* _EXERCISE DESCRIPTION_: Retype every line from the start of the data down to and including the line with "V = [-80, -60, -40, -20, 0, 20, 40, 60]". Skip the pictures.

╭──

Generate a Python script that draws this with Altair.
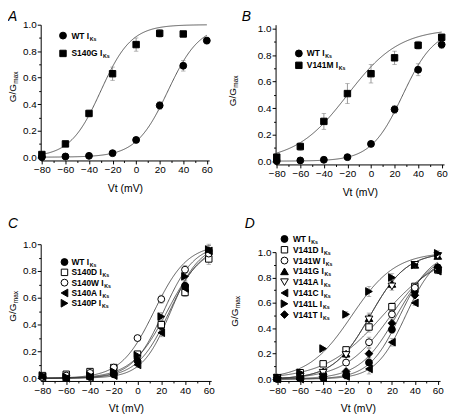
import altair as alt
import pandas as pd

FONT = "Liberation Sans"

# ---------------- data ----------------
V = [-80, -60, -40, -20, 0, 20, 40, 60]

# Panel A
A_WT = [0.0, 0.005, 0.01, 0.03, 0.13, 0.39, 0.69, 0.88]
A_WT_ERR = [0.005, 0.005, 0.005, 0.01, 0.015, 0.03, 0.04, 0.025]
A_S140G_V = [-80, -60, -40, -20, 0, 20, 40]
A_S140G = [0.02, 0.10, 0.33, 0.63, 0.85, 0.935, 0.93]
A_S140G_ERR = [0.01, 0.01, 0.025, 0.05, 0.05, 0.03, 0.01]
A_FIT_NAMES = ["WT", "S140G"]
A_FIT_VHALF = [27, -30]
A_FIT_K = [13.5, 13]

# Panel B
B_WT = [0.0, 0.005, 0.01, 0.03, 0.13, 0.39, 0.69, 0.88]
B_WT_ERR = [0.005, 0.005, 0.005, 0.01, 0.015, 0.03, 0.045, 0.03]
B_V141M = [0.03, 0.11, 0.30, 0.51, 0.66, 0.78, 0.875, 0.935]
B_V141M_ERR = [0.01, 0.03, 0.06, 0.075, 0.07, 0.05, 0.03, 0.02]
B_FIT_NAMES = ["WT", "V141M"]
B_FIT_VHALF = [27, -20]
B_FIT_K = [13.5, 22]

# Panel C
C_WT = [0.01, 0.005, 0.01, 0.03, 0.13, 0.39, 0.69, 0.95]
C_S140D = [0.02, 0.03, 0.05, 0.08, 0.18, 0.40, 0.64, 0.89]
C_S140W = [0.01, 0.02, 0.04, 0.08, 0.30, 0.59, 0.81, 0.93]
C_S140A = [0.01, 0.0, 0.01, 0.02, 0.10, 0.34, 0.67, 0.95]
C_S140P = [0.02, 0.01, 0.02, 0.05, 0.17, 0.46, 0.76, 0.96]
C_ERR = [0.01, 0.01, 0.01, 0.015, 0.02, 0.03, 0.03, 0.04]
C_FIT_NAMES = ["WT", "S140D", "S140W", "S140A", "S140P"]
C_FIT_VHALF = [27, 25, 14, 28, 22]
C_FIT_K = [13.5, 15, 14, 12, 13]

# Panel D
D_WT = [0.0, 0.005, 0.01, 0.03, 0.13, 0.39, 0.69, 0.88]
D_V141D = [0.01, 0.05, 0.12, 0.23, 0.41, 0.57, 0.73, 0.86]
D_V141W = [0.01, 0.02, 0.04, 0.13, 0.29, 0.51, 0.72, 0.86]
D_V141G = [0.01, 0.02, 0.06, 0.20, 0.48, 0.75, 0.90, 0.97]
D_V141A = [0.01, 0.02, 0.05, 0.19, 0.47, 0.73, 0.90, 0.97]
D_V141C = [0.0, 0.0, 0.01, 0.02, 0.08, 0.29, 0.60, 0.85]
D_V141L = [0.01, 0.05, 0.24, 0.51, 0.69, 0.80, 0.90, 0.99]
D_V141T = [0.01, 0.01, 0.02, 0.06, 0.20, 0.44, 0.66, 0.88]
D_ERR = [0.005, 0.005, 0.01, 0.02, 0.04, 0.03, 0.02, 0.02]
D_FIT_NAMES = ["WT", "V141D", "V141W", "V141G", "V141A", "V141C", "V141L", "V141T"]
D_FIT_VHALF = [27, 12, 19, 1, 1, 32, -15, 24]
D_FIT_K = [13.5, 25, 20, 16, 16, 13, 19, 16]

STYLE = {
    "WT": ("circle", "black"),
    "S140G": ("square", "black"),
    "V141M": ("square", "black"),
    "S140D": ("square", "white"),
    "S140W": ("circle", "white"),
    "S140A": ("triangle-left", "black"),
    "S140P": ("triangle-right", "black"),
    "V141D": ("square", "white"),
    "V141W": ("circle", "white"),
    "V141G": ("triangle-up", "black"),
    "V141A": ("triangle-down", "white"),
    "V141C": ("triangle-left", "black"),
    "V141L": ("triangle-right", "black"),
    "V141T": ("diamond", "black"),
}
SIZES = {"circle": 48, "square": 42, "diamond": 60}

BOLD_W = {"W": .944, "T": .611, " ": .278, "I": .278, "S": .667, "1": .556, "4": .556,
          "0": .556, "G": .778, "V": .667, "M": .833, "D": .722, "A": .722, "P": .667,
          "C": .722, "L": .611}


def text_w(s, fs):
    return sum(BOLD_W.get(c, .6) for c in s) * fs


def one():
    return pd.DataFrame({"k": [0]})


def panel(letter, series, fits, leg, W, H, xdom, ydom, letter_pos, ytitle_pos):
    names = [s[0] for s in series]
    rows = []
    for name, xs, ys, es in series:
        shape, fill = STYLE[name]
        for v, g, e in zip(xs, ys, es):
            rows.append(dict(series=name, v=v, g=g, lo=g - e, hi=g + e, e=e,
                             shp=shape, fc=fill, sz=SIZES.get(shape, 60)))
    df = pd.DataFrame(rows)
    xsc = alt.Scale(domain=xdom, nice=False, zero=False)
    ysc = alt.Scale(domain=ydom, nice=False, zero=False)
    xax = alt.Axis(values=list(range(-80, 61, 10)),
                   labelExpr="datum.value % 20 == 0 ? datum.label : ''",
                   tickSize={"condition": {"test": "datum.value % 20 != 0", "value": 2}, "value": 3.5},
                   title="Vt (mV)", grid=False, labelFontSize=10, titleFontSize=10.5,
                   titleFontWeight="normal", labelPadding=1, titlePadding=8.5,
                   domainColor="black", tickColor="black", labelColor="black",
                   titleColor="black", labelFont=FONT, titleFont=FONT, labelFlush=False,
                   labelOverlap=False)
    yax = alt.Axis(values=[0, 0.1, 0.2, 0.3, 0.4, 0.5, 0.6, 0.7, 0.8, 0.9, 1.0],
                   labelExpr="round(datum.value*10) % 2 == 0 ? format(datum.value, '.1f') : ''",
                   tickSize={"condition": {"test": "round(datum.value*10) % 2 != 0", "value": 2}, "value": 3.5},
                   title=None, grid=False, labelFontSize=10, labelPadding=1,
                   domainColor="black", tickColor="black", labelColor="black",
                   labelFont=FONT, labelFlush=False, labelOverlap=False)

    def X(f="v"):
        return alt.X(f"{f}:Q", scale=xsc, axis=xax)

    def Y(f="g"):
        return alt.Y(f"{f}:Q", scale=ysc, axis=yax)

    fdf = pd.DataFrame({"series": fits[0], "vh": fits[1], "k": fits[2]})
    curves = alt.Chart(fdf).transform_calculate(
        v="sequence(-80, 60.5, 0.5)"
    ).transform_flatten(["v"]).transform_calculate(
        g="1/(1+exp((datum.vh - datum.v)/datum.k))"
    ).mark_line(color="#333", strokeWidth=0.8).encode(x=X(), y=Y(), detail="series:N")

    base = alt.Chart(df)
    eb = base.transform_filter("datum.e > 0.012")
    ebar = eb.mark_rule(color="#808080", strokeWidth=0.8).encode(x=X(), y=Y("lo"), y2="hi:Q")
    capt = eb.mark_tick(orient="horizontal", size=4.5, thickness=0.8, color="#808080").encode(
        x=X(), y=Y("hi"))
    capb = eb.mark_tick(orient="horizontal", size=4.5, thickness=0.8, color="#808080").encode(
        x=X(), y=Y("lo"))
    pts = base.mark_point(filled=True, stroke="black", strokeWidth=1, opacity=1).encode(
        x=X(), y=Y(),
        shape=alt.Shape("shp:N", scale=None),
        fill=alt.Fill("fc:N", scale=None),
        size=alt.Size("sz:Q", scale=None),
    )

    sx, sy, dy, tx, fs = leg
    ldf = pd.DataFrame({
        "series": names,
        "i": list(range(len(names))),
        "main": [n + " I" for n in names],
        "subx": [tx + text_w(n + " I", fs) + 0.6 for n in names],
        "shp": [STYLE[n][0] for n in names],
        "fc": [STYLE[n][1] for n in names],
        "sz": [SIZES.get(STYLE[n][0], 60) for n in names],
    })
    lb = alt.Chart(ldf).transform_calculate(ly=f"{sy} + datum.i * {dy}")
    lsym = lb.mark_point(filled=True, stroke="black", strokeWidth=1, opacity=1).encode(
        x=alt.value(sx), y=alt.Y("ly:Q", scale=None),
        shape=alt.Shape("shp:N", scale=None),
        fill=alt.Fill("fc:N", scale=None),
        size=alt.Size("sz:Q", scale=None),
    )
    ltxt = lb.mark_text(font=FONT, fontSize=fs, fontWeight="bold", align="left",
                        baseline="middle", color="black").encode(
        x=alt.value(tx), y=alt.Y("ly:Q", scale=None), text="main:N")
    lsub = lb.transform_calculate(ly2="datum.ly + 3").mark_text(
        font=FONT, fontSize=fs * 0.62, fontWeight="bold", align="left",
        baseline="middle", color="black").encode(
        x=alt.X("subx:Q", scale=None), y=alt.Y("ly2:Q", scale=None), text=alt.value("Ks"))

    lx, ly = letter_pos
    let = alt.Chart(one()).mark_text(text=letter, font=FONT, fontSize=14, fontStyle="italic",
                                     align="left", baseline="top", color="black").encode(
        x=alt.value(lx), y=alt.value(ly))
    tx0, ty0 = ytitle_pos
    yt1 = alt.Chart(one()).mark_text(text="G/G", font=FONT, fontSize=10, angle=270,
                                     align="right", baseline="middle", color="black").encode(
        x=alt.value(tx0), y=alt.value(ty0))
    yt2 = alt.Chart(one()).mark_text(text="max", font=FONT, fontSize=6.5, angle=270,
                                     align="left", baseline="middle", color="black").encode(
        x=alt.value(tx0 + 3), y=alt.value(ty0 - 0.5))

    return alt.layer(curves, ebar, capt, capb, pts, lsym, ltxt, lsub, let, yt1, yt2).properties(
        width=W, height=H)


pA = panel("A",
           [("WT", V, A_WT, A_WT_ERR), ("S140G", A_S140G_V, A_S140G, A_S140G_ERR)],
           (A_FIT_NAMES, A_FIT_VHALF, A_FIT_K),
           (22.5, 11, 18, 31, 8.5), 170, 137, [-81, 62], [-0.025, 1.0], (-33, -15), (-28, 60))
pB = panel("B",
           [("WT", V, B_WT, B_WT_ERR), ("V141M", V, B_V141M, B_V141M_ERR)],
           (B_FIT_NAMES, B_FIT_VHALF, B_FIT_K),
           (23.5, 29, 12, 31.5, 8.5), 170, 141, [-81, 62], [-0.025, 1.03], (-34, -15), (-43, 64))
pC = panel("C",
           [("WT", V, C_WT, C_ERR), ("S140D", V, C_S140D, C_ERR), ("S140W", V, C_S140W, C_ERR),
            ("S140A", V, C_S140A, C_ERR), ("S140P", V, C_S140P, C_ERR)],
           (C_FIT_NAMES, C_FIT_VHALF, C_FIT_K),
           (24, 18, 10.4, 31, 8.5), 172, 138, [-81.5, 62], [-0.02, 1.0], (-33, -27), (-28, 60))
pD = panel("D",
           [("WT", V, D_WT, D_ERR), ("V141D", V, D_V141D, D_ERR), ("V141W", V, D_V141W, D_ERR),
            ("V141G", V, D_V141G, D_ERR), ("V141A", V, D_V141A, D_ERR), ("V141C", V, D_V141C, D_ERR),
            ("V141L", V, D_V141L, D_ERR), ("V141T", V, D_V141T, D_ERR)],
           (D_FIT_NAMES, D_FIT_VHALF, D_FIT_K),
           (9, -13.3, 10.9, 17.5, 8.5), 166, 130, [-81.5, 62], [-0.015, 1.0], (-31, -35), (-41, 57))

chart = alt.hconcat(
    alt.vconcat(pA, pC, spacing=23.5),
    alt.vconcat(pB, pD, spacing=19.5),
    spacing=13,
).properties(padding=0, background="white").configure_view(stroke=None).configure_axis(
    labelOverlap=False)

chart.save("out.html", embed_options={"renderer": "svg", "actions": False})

╰──

* _THE SOLUTION_:
Generate a Python script that draws this with Altair.
import altair as alt
import pandas as pd

FONT = "Liberation Sans"

# ---------------- data ----------------
V = [-80, -60, -40, -20, 0, 20, 40, 60]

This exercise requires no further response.